• Exercise task: Print exactly what lies from the line with "Give me the D3.js source for this chart." down to the line with "1540.85, 1540.95, 1541.05];", counting both of those lines, but not the pictures.

• The data:
====================

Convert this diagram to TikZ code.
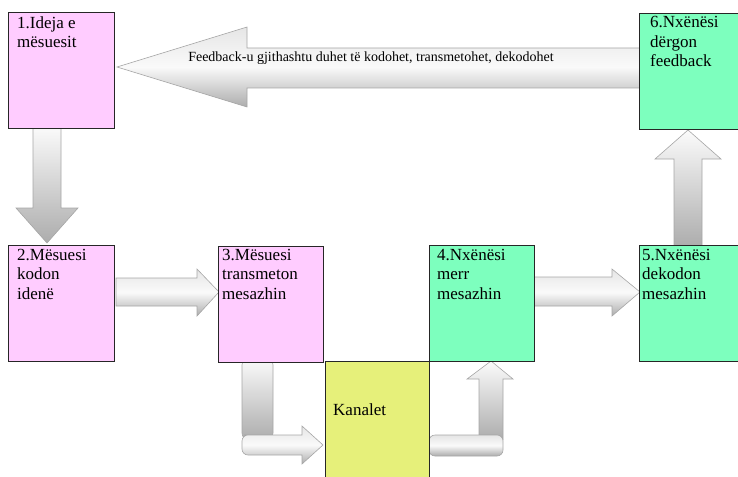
\documentclass[tikz,border=0pt]{standalone}
\usepackage{fontspec}
\setmainfont{Liberation Serif}
\usetikzlibrary{calc}
\definecolor{pinkbox}{RGB}{255,204,255}
\definecolor{greenbox}{RGB}{125,255,190}
\definecolor{yellowbox}{RGB}{230,240,122}
\tikzset{
  box/.style={draw=black!85, line width=1pt, anchor=north west, minimum width=106pt, minimum height=116pt, inner sep=0pt},
  boxtxt/.style={anchor=north west, align=left, inner sep=0pt, font=\fontsize{17}{19.5}\selectfont},
  blockh/.style={draw=gray!70, line width=0.6pt, top color=gray!20, bottom color=gray!65, middle color=white!96!gray},
  blockv/.style={draw=gray!70, line width=0.6pt, top color=white!97!gray, bottom color=gray!65},
}
\begin{document}
\begin{tikzpicture}[x=1pt,y=-1pt]
\useasboundingbox (0,0) rectangle (738,476);
% ---- arrows (drawn beneath boxes)
% feedback arrow 6 -> 1
\path[blockh] (645,48) -- (247,48) -- (247,27) -- (117,67) -- (247,107) -- (247,88) -- (645,88) -- cycle;
% down arrow 1 -> 2
\path[blockv] (33,126) -- (61,126) -- (61,208) -- (78,208) -- (47,243) -- (16,208) -- (33,208) -- cycle;
% up arrow 5 -> 6
\path[blockv] (674,247) -- (674,159) -- (655,159) -- (688,130) -- (721,159) -- (702,159) -- (702,247) -- cycle;
% arrow 2 -> 3
\path[blockh] (116,278) -- (197,278) -- (197,269) -- (219,292) -- (197,316) -- (197,306) -- (116,306) -- cycle;
% arrow 4 -> 5
\path[blockh] (533,277) -- (612,277) -- (612,269) -- (640,292) -- (612,316) -- (612,306) -- (533,306) -- cycle;
% bent arrow 3 -> Kanalet
\path[blockv, rounded corners=7pt] (242,358) rectangle (273,440);
\path[blockh] (250,435) -- (302,435) -- (302,426) -- (323,445) -- (302,464) -- (302,455) -- (250,455) [rounded corners=6pt] -- (242,455) -- (242,435) -- cycle;
% bent arrow Kanalet -> 4
\path[blockv] (479,440) -- (479,379) -- (467,379) -- (491,361) -- (513,379) -- (503,379) -- (503,440) -- cycle;
\path[blockh, rounded corners=6pt] (429,435) rectangle (503,456);
% ---- boxes
\node[box, fill=pinkbox] (b1) at (8,12) {};
\node[box, fill=greenbox] (b6) at (639,13) {};
\node[box, fill=pinkbox] (b2) at (8,245) {};
\node[box, fill=pinkbox, minimum width=105pt] (b3) at (218,246) {};
\node[box, fill=greenbox, minimum width=105pt] (b4) at (429,245) {};
\node[box, fill=greenbox] (b5) at (639,245) {};
\node[box, fill=yellowbox, minimum width=104pt] (k) at (325,361) {};
% ---- texts
\node[boxtxt] (t1) at ($(b1.north west)+(9,4.5)$) {1.Ideja e\\mësuesit};
\node[boxtxt] (t6) at ($(b6.north west)+(11,3.5)$) {6.Nxënësi\\dërgon\\feedback};
\node[boxtxt] (t2) at ($(b2.north west)+(9,4)$) {2.Mësuesi\\kodon\\idenë};
\node[boxtxt] (t3) at ($(b3.north west)+(4,3)$) {3.Mësuesi\\transmeton\\mesazhin};
\node[boxtxt] (t4) at ($(b4.north west)+(8,4)$) {4.Nxënësi\\merr\\mesazhin};
\node[boxtxt] (t5) at ($(b5.north west)+(3,4)$) {5.Nxënësi\\dekodon\\mesazhin};
\node[anchor=base west, inner sep=0pt, font=\fontsize{17}{19.5}\selectfont] (tk) at ($(k.north west)+(8,54)$) {Kanalet};
\node[anchor=base, inner sep=0pt, font=\fontsize{14}{16}\selectfont] (tf) at (371,62) {Feedback-u gjithashtu duhet të kodohet, transmetohet, dekodohet};
\end{tikzpicture}
\end{document}
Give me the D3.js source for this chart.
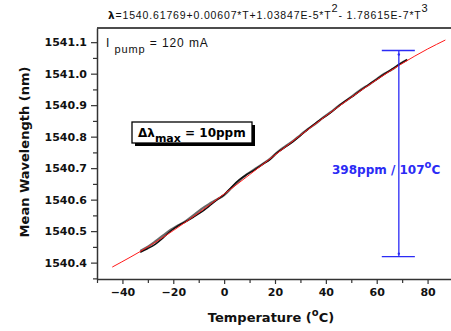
<!DOCTYPE html>
<html>
<head>
<meta charset="utf-8">
<script src="https://cdn.jsdelivr.net/npm/d3@7"></script>
<style>
body { margin: 0; background: #fff; }
svg { display: block; }
.tick text { font-family: "DejaVu Sans", sans-serif; font-weight: bold; font-size: 11px; fill: #111; }
</style>
</head>
<body>
<div id="chart"></div>
<script>
// measured runs (temperature in C, wavelength in nm)
var temps = [-33, -30, -27, -24, -21, -18, -15, -12, -9, -6, -3, 0, 3, 6, 9, 12, 15, 18,
  21, 24, 27, 30, 33, 36, 39, 42, 45, 48, 51, 54, 57, 60, 63, 66, 69, 72];
var blackRun = [1540.4331, 1540.4448, 1540.4589, 1540.4785, 1540.5005, 1540.5178, 1540.5306,
  1540.5447, 1540.5600, 1540.5787, 1540.5986, 1540.6157, 1540.6410, 1540.6635, 1540.6800,
  1540.6947, 1540.7115, 1540.7273, 1540.7501, 1540.7669, 1540.7836, 1540.8033, 1540.8239,
  1540.8433, 1540.8596, 1540.8767, 1540.8966, 1540.9152, 1540.9306, 1540.9486, 1540.9663,
  1540.9817, 1540.9987, 1541.0142, 1541.0303, 1541.0449];
var grayRun = [1540.4371, 1540.4508, 1540.4679, 1540.4865, 1540.5045, 1540.5188, 1540.5326,
  1540.5507, 1540.5700, 1540.5857, 1540.5996, 1540.6147, 1540.6380, 1540.6605, 1540.6810,
  1540.6967, 1540.7125, 1540.7293, 1540.7511, 1540.7689, 1540.7856, 1540.8053, 1540.8249,
  1540.8413, 1540.8616, 1540.8787, 1540.8976, 1540.9142, 1540.9326, 1540.9506, 1540.9653,
  1540.9827, 1540.9997, 1541.0132, 1541.0303, 1541.0439];

// fitted curve values
var fitTemps = [-44, -30, -20, -10, 0, 10, 20, 30, 40, 50, 60, 70, 80, 87];
var fitValues = [1540.3859, 1540.4498, 1540.5019, 1540.5582, 1540.6177, 1540.6793, 1540.7418,
  1540.8043, 1540.8657, 1540.9248, 1540.9807, 1541.0322, 1541.0783, 1541.1068];

// blue span annotation
var spanTemp = 68.7;
var spanTempRange = [62, 75];
var spanValues = [1541.0735, 1540.419];

var xTicks = [-40, -20, 0, 20, 40, 60, 80];
var xMinorTicks = [-50, -30, -10, 10, 30, 50, 70, 90];
var yTicks = [1540.4, 1540.5, 1540.6, 1540.7, 1540.8, 1540.9, 1541.0, 1541.1];
var yMinorTicks = [1540.35, 1540.45, 1540.55, 1540.65, 1540.75, 1540.85, 1540.95, 1541.05];

var svgWidth = 451;
var svgHeight = 331;
var margin = { top: 28, left: 97 };
var width = 356;
var height = 251;

var svg = d3.select("#chart")
  .append("svg")
  .attr("width", svgWidth)
  .attr("height", svgHeight);

var chartGroup = svg.append("g")
  .attr("transform", `translate(${margin.left}, ${margin.top})`);

var xScale = d3.scaleLinear().domain([-50, 90]).range([0, width]);
var yScale = d3.scaleLinear().domain([1540.348, 1541.145]).range([height, 0]);

// top frame line
chartGroup.append("line")
  .attr("x1", 0).attr("x2", width)
  .attr("y1", 0).attr("y2", 0)
  .attr("stroke", "#111").attr("stroke-width", 1.3);

// minor ticks
chartGroup.append("g")
  .attr("transform", `translate(0, ${height})`)
  .call(d3.axisBottom(xScale).tickValues(xMinorTicks).tickSize(4).tickFormat(""))
  .call(g => g.select(".domain").remove())
  .selectAll("line").attr("stroke", "#333").attr("stroke-width", 1.2);

chartGroup.append("g")
  .call(d3.axisLeft(yScale).tickValues(yMinorTicks).tickSize(4).tickFormat(""))
  .call(g => g.select(".domain").remove())
  .selectAll("line").attr("stroke", "#333").attr("stroke-width", 1.2);

// major axes
var bottomAxis = d3.axisBottom(xScale).tickValues(xTicks).tickSize(5).tickSizeOuter(0).tickPadding(4);
var leftAxis = d3.axisLeft(yScale).tickValues(yTicks).tickSize(6).tickSizeOuter(0).tickPadding(4)
  .tickFormat(d3.format(".1f"));

var xAxisG = chartGroup.append("g")
  .attr("transform", `translate(0, ${height})`)
  .call(bottomAxis);
var yAxisG = chartGroup.append("g")
  .call(leftAxis);

[xAxisG, yAxisG].forEach(function(g) {
  g.select(".domain").attr("stroke", "#333").attr("stroke-width", 1.5);
  g.selectAll(".tick line").attr("stroke", "#333").attr("stroke-width", 1.2);
});

// data runs
var line = d3.line()
  .x((d, i) => xScale(temps[i]))
  .y(d => yScale(d))
  .curve(d3.curveCatmullRom);

chartGroup.append("path")
  .attr("d", line(grayRun))
  .attr("fill", "none")
  .attr("stroke", "#6a6a6a")
  .attr("stroke-width", 2.2);

chartGroup.append("path")
  .attr("d", line(blackRun))
  .attr("fill", "none")
  .attr("stroke", "#111")
  .attr("stroke-width", 1.5);

// fit
var fitLine = d3.line()
  .x((d, i) => xScale(fitTemps[i]))
  .y(d => yScale(d))
  .curve(d3.curveMonotoneX);

chartGroup.append("path")
  .attr("d", fitLine(fitValues))
  .attr("fill", "none")
  .attr("stroke", "#ff1a1a")
  .attr("stroke-width", 1);

// blue span
var blue = "#2b2bf5";
chartGroup.append("line")
  .attr("x1", xScale(spanTemp)).attr("x2", xScale(spanTemp))
  .attr("y1", yScale(spanValues[0])).attr("y2", yScale(spanValues[1]))
  .attr("stroke", blue).attr("stroke-width", 1.3);
spanValues.forEach(function(v) {
  chartGroup.append("line")
    .attr("x1", xScale(spanTempRange[0])).attr("x2", xScale(spanTempRange[1]))
    .attr("y1", yScale(v)).attr("y2", yScale(v))
    .attr("stroke", blue).attr("stroke-width", 1.3);
});
chartGroup.append("circle").attr("cx", xScale(spanTemp)).attr("cy", yScale(spanValues[0]) + 4).attr("r", 1.2).attr("fill", blue);
chartGroup.append("circle").attr("cx", xScale(spanTemp)).attr("cy", yScale(spanValues[1]) - 3).attr("r", 1.2).attr("fill", blue);

var spanText = svg.append("text")
  .attr("x", 332).attr("y", 174)
  .attr("font-family", "DejaVu Sans, sans-serif")
  .attr("font-weight", "bold")
  .attr("font-size", 12)
  .attr("fill", blue);
spanText.append("tspan").text("398ppm / 107");
spanText.append("tspan").attr("font-size", 10).attr("dy", -6).text("o");
spanText.append("tspan").attr("dy", 6).text("C");

// delta lambda box
svg.append("rect").attr("x", 135).attr("y", 125).attr("width", 120).attr("height", 21).attr("fill", "#000");
svg.append("rect").attr("x", 132).attr("y", 122).attr("width", 120).attr("height", 21)
  .attr("fill", "#fff").attr("stroke", "#000").attr("stroke-width", 1.3);
var boxText = svg.append("text")
  .attr("x", 138).attr("y", 137)
  .attr("font-family", "DejaVu Sans, sans-serif")
  .attr("font-weight", "bold")
  .attr("font-size", 12)
  .attr("fill", "#000");
boxText.append("tspan").text("Δλ");
boxText.append("tspan").attr("dy", 5).attr("font-size", 11).text("max");
boxText.append("tspan").attr("dy", -5).text(" = 10ppm");

// pump current
var pumpText = svg.append("text")
  .attr("x", 106).attr("y", 47)
  .attr("font-family", "Liberation Sans, Arial, sans-serif")
  .attr("font-size", 12)
  .attr("letter-spacing", 0.9)
  .attr("fill", "#111");
pumpText.append("tspan").text("I ");
pumpText.append("tspan").attr("dy", 6).attr("font-size", 11).text("pump");
pumpText.append("tspan").attr("dy", -6).text(" = 120 mA");

// fit equation
var title = svg.append("text")
  .attr("x", 108).attr("y", 19)
  .attr("font-family", "Liberation Sans, Arial, sans-serif")
  .attr("font-size", 10.5)
  .attr("letter-spacing", 0.85)
  .attr("fill", "#111");
title.append("tspan").attr("font-weight", "bold").attr("font-family", "DejaVu Sans, sans-serif").text("λ");
title.append("tspan").text("=1540.61769+0.00607*T+1.03847E-5*T");
title.append("tspan").attr("dy", -7).attr("font-size", 11).text("2");
title.append("tspan").attr("dy", 7).text("- 1.78615E-7*T");
title.append("tspan").attr("dy", -7).attr("font-size", 11).text("3");

// axis titles
svg.append("text")
  .attr("transform", "translate(29, 152) rotate(-90)")
  .attr("text-anchor", "middle")
  .attr("font-family", "DejaVu Sans, sans-serif")
  .attr("font-weight", "bold")
  .attr("font-size", 13)
  .attr("fill", "#111")
  .text("Mean Wavelength (nm)");

var xTitle = svg.append("text")
  .attr("x", 271).attr("y", 322)
  .attr("text-anchor", "middle")
  .attr("font-family", "DejaVu Sans, sans-serif")
  .attr("font-weight", "bold")
  .attr("font-size", 13)
  .attr("fill", "#111");
xTitle.append("tspan").text("Temperature (");
xTitle.append("tspan").attr("dy", -6).attr("font-size", 10).text("o");
xTitle.append("tspan").attr("dy", 6).text("C)");
</script>
</body>
</html>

====================

• Full response:
Give me the D3.js source for this chart.
<!DOCTYPE html>
<html>
<head>
<meta charset="utf-8">
<script src="https://cdn.jsdelivr.net/npm/d3@7"></script>
<style>
body { margin: 0; background: #fff; }
svg { display: block; }
.tick text { font-family: "DejaVu Sans", sans-serif; font-weight: bold; font-size: 11px; fill: #111; }
</style>
</head>
<body>
<div id="chart"></div>
<script>
// measured runs (temperature in C, wavelength in nm)
var temps = [-33, -30, -27, -24, -21, -18, -15, -12, -9, -6, -3, 0, 3, 6, 9, 12, 15, 18,
  21, 24, 27, 30, 33, 36, 39, 42, 45, 48, 51, 54, 57, 60, 63, 66, 69, 72];
var blackRun = [1540.4331, 1540.4448, 1540.4589, 1540.4785, 1540.5005, 1540.5178, 1540.5306,
  1540.5447, 1540.5600, 1540.5787, 1540.5986, 1540.6157, 1540.6410, 1540.6635, 1540.6800,
  1540.6947, 1540.7115, 1540.7273, 1540.7501, 1540.7669, 1540.7836, 1540.8033, 1540.8239,
  1540.8433, 1540.8596, 1540.8767, 1540.8966, 1540.9152, 1540.9306, 1540.9486, 1540.9663,
  1540.9817, 1540.9987, 1541.0142, 1541.0303, 1541.0449];
var grayRun = [1540.4371, 1540.4508, 1540.4679, 1540.4865, 1540.5045, 1540.5188, 1540.5326,
  1540.5507, 1540.5700, 1540.5857, 1540.5996, 1540.6147, 1540.6380, 1540.6605, 1540.6810,
  1540.6967, 1540.7125, 1540.7293, 1540.7511, 1540.7689, 1540.7856, 1540.8053, 1540.8249,
  1540.8413, 1540.8616, 1540.8787, 1540.8976, 1540.9142, 1540.9326, 1540.9506, 1540.9653,
  1540.9827, 1540.9997, 1541.0132, 1541.0303, 1541.0439];

// fitted curve values
var fitTemps = [-44, -30, -20, -10, 0, 10, 20, 30, 40, 50, 60, 70, 80, 87];
var fitValues = [1540.3859, 1540.4498, 1540.5019, 1540.5582, 1540.6177, 1540.6793, 1540.7418,
  1540.8043, 1540.8657, 1540.9248, 1540.9807, 1541.0322, 1541.0783, 1541.1068];

// blue span annotation
var spanTemp = 68.7;
var spanTempRange = [62, 75];
var spanValues = [1541.0735, 1540.419];

var xTicks = [-40, -20, 0, 20, 40, 60, 80];
var xMinorTicks = [-50, -30, -10, 10, 30, 50, 70, 90];
var yTicks = [1540.4, 1540.5, 1540.6, 1540.7, 1540.8, 1540.9, 1541.0, 1541.1];
var yMinorTicks = [1540.35, 1540.45, 1540.55, 1540.65, 1540.75, 1540.85, 1540.95, 1541.05];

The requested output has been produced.